Source excerpt>
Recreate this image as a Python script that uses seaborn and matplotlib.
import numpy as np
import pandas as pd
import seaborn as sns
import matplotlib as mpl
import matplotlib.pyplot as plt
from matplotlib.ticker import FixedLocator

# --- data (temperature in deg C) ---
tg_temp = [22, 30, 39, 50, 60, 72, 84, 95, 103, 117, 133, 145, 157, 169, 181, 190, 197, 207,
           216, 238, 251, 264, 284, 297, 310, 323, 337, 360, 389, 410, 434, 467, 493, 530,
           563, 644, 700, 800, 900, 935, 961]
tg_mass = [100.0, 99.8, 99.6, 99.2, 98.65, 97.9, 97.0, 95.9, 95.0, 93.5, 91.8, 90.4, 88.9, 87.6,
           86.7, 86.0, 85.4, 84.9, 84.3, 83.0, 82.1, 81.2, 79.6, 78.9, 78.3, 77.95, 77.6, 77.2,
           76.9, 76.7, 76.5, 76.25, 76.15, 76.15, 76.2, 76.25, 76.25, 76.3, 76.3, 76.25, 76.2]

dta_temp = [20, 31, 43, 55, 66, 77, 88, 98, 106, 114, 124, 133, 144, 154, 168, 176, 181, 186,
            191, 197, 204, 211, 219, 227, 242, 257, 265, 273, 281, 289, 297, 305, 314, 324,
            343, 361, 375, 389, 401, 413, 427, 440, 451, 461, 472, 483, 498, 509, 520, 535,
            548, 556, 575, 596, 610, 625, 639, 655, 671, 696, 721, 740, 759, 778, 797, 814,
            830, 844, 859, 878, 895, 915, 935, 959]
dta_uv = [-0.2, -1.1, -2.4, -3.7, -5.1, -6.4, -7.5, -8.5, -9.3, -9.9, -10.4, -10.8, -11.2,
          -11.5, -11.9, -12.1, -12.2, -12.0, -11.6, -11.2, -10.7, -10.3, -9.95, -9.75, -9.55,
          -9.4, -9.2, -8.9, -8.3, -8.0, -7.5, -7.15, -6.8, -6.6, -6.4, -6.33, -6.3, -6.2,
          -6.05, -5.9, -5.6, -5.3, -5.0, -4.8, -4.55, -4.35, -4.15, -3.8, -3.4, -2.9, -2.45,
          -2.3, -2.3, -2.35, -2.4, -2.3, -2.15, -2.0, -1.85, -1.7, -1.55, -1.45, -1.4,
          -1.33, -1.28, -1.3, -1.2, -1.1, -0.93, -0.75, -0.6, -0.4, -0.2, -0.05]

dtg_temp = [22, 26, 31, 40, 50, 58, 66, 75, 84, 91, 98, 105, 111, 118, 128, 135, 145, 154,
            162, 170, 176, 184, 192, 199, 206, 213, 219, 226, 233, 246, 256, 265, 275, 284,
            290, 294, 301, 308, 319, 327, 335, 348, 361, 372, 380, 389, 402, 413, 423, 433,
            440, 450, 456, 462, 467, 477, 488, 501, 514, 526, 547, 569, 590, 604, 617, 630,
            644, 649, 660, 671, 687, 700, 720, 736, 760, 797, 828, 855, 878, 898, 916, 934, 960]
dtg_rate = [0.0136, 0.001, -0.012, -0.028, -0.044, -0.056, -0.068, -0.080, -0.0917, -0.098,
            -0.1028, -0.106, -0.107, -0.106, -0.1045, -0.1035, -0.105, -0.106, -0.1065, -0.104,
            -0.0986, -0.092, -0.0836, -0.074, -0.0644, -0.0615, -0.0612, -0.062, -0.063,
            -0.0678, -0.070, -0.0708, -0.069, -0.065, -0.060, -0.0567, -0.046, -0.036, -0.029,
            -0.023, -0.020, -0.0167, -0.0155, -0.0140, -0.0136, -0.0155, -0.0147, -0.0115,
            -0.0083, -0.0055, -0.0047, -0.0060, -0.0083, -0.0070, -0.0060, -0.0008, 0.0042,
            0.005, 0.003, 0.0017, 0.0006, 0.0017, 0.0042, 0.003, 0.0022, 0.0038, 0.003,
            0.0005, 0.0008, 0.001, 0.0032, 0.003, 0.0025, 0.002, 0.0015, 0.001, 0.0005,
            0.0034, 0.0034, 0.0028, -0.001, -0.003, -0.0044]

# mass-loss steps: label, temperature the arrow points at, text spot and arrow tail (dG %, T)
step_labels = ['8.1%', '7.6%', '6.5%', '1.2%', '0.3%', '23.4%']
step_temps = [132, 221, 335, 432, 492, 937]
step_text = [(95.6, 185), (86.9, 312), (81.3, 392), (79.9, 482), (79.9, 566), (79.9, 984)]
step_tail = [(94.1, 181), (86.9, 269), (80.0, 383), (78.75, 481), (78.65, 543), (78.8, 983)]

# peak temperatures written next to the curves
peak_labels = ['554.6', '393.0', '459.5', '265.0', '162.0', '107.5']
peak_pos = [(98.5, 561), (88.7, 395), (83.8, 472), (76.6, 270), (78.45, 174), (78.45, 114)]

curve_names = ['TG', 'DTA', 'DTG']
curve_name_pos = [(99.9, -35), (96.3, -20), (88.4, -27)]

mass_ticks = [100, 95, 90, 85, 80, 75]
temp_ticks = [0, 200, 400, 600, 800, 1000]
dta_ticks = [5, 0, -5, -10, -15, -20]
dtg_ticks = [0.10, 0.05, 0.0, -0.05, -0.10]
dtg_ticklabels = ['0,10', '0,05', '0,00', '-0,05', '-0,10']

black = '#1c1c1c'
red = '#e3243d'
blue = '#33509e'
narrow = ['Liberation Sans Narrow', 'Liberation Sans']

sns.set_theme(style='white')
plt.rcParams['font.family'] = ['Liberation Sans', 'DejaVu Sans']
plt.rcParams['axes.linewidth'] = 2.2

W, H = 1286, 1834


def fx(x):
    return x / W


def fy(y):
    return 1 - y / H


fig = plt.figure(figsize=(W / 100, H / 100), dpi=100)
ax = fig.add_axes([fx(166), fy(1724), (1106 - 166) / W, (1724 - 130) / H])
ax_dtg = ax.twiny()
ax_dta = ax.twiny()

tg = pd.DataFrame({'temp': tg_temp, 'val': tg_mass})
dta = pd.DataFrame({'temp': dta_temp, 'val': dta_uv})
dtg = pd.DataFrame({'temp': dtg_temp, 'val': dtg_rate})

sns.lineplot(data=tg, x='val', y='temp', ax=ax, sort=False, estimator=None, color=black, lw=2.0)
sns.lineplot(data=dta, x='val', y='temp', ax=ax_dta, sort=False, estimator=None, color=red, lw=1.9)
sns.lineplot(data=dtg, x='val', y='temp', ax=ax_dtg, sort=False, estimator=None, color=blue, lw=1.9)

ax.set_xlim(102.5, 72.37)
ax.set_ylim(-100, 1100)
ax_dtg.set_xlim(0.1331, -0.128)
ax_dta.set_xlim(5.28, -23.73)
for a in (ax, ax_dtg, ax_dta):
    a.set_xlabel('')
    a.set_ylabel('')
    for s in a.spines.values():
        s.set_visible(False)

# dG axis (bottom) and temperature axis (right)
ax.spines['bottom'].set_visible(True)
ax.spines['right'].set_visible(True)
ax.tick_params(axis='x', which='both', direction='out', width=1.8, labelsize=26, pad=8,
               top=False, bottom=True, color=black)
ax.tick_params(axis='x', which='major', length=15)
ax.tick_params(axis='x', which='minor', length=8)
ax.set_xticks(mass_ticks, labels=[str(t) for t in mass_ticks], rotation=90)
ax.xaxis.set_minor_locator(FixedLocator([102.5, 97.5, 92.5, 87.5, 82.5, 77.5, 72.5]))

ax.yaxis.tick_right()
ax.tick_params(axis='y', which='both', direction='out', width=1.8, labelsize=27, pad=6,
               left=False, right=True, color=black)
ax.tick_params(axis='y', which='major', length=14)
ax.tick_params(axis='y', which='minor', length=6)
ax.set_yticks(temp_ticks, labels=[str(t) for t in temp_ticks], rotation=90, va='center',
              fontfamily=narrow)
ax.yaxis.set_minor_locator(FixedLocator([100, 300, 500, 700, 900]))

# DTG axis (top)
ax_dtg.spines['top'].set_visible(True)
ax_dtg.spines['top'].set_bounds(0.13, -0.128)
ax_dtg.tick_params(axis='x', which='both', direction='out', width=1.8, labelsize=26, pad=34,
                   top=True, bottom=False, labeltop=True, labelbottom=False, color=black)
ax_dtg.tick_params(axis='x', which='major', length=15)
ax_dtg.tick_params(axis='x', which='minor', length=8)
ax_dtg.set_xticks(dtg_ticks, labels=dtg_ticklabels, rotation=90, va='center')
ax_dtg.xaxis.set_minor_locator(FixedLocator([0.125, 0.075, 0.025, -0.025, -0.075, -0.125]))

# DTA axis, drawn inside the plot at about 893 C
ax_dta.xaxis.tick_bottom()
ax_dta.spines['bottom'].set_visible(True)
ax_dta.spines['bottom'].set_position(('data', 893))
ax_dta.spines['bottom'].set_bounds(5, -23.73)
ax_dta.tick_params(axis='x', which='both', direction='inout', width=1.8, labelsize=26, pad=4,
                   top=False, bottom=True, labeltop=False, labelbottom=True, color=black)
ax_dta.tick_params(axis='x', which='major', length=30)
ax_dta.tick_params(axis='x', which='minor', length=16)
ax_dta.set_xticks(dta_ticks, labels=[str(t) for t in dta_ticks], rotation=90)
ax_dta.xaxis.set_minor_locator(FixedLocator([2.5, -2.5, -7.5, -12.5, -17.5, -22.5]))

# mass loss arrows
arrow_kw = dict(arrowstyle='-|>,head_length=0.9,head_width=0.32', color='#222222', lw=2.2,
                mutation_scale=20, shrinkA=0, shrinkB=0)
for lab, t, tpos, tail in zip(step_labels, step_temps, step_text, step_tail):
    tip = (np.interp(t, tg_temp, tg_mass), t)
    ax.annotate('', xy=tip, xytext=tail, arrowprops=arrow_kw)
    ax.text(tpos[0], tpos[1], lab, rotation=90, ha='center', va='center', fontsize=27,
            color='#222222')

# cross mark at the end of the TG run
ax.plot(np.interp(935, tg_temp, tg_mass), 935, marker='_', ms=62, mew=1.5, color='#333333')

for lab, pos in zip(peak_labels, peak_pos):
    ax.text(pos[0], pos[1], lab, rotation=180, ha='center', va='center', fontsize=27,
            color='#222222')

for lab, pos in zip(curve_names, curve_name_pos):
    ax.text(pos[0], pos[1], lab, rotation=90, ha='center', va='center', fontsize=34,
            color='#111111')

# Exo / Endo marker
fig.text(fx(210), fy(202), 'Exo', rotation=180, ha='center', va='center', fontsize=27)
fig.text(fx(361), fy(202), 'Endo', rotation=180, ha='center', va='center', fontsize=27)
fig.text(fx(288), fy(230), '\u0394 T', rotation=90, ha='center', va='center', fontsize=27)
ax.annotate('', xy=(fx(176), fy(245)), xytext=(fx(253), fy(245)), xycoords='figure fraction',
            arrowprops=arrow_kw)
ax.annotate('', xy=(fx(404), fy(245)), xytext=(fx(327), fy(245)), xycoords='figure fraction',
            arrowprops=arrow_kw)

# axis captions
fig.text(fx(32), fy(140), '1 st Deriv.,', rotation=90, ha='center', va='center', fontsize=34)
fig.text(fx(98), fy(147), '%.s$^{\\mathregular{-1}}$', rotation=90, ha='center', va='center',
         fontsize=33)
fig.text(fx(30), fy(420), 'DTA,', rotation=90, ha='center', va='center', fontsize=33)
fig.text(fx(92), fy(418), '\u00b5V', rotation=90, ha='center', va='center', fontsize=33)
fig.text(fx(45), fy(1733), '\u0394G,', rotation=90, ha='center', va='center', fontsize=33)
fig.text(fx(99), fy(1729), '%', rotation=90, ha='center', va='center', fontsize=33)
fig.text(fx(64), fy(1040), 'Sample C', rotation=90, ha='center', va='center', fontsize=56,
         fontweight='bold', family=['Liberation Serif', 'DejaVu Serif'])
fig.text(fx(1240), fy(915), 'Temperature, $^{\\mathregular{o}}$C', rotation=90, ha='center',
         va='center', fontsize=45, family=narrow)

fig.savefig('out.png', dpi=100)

What to work on> Quote the listing word for word from its first line through the line in which "76.3, 76.25, 76.2]" appears.

Full solution>
Recreate this image as a Python script that uses seaborn and matplotlib.
import numpy as np
import pandas as pd
import seaborn as sns
import matplotlib as mpl
import matplotlib.pyplot as plt
from matplotlib.ticker import FixedLocator

# --- data (temperature in deg C) ---
tg_temp = [22, 30, 39, 50, 60, 72, 84, 95, 103, 117, 133, 145, 157, 169, 181, 190, 197, 207,
           216, 238, 251, 264, 284, 297, 310, 323, 337, 360, 389, 410, 434, 467, 493, 530,
           563, 644, 700, 800, 900, 935, 961]
tg_mass = [100.0, 99.8, 99.6, 99.2, 98.65, 97.9, 97.0, 95.9, 95.0, 93.5, 91.8, 90.4, 88.9, 87.6,
           86.7, 86.0, 85.4, 84.9, 84.3, 83.0, 82.1, 81.2, 79.6, 78.9, 78.3, 77.95, 77.6, 77.2,
           76.9, 76.7, 76.5, 76.25, 76.15, 76.15, 76.2, 76.25, 76.25, 76.3, 76.3, 76.25, 76.2]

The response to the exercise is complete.